Final Notes and Thoughts

I really appreciate the free features Diskover Community Edition offers. The ability to quickly see file sizes and search within my own server is more than enough to make Diskover a useful tool. The built-in Elastisearch search functionality allows for quick identification and retrieval of specific files. While the interface is simple, it’s worth considering if its basic features meet your needs for file management.

I did send an inquiry for Essential and Pro features a few days ago and have yet to get a response from Diskover.

UPDATE: Almost immediately following publication, a response arrived.

Thank you for being passionate about Diskover.
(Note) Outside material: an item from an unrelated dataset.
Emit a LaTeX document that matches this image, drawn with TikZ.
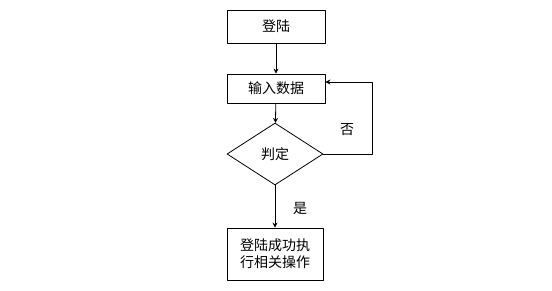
\documentclass[tikz,border=0pt]{standalone}
\usepackage{fontspec}
\newfontfamily\cjk{Noto Sans CJK SC}
\usetikzlibrary{shapes.geometric,arrows.meta}

\tikzset{
  box/.style={draw, line width=0.8pt, minimum width=98pt, inner sep=2pt, font=\cjk\fontsize{14}{17}\selectfont},
  decision/.style={draw, diamond, line width=0.8pt, inner sep=0pt, minimum width=96pt, minimum height=62pt, font=\cjk\fontsize{14}{17}\selectfont},
  flow/.style={line width=0.8pt, -{Stealth[length=5pt,width=5pt]}},
  tag/.style={font=\cjk\fontsize{14}{17}\selectfont}
}

\begin{document}
\begin{tikzpicture}[x=1pt, y=1pt, line cap=round, line join=round]
  \useasboundingbox (0,0) rectangle (552,-291);

  % Kaestchen
  \node[box, minimum height=33pt] (login) at (276,-26.5) {登陆};
  \node[box, minimum height=29pt] (input) at (276,-88.5) {输入数据};
  \node[decision] (judge) at (275,-154) {判定};
  \node[box, minimum width=96pt, minimum height=52pt, align=left] (done) at (275,-254) {登陆成功执\\行相关操作};

  % Pfeile
  \draw[flow] (login) -- (input);
  \draw[flow] (input) -- (judge);
  \draw[flow] (judge) -- (done);
  \draw[flow] (judge.east) -- ++(49,0) |- ([yshift=6.5pt]input.east);

  % Beschriftung
  \node[tag] (no) at (347,-130) {否};
  \node[tag] (yes) at (300,-208) {是};
\end{tikzpicture}
\end{document}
Just to clarify a few things: Diskover is designed as an enterprise-grade solution, and pricing for the licensed editions varies depending on the size of the environment, scale, and specific use cases — which is why, like all other data management solutions out there, we don’t list fixed prices publicly.That said, the Community Edition was created specifically with home users in mind. It’s completely free to use, with no expiration, and includes core indexing and search capabilities. We appreciate your interest in exploring more advanced features, however, the licensed editions are tailored for organizations with complex data environments. Let me know if you’d like someone from sales to contact you to discuss this further. Have a great week.

Following a discussion with a Diskover team member on Slack regarding pricing, I now understand the rationale behind this structure. While I appreciate the explanation, I still have concerns about why file-related features are also paywalled, alongside the entire sub set of analytic features.